W0016

Implementation of a Six-Dimensional Search for Difficult Molecular Replacement Problems. S. Sheriff, H. E. Klei, & M. E. Davis, Bristol-Myers Squibb Pharmaceutical Research Institute, P.O. Box 4000, Princeton, NJ 08543-4000

A six-dimensional molecular replacement procedure has been implemented using Perl scripts and the CCP4 version of the translation function of the molecular replacement program AMoRe. These tools have allowed the structure determination of (1) CTLA-4 monomer from NMR-derived coordinates; and (2) a potential complex of MurD with substrate. In both cases other molecular replacement programs, e.g.
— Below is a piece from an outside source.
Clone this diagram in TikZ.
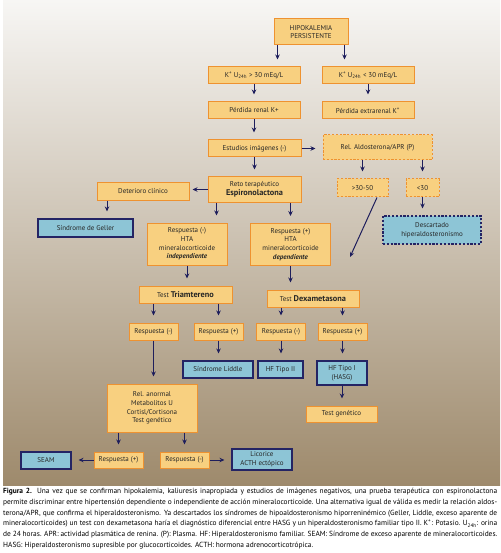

X-PLOR and AMoRe, when used in a conventional manner, either failed or did not yield an obvious solution. For the CTLA-4 monomer, the search was conducted on a fine grid of every 2.5 degrees yielding a total of 49 x 37 x 145 = 262,885 translation functions. The six-dimensional search took ~13 wall clock days in each of two enantiomorphic space groups. However, each search was split between three processors (Silicon Graphics R8000) so that the elapsed time was ~4.5 days. For MurD, two of the three domains were easily locatable by conventional molecular replacement, but the third domain required a six-dimensional search. In this case, a 5 degree search yielded a total of 19 x 19 x 73 = 26,335 translation functions. The six-dimensional search was conducted with the first two domains fixed in the translation function and the wall clock time was ~4 days, although the search was again divided over three processors so that the elapsed time was ~1.3 days. The processor used for these calculations, although fast, has been surpassed by other processors. Therefore, as processor speeds continue to improve, the six-dimensional search will become even more feasible. Moreover, the six-dimensional search is eminently parallelizable (albeit in its current state by hand) and therefore can be run over any accessible set of computers, which can reduce the elapsed time of the search considerably.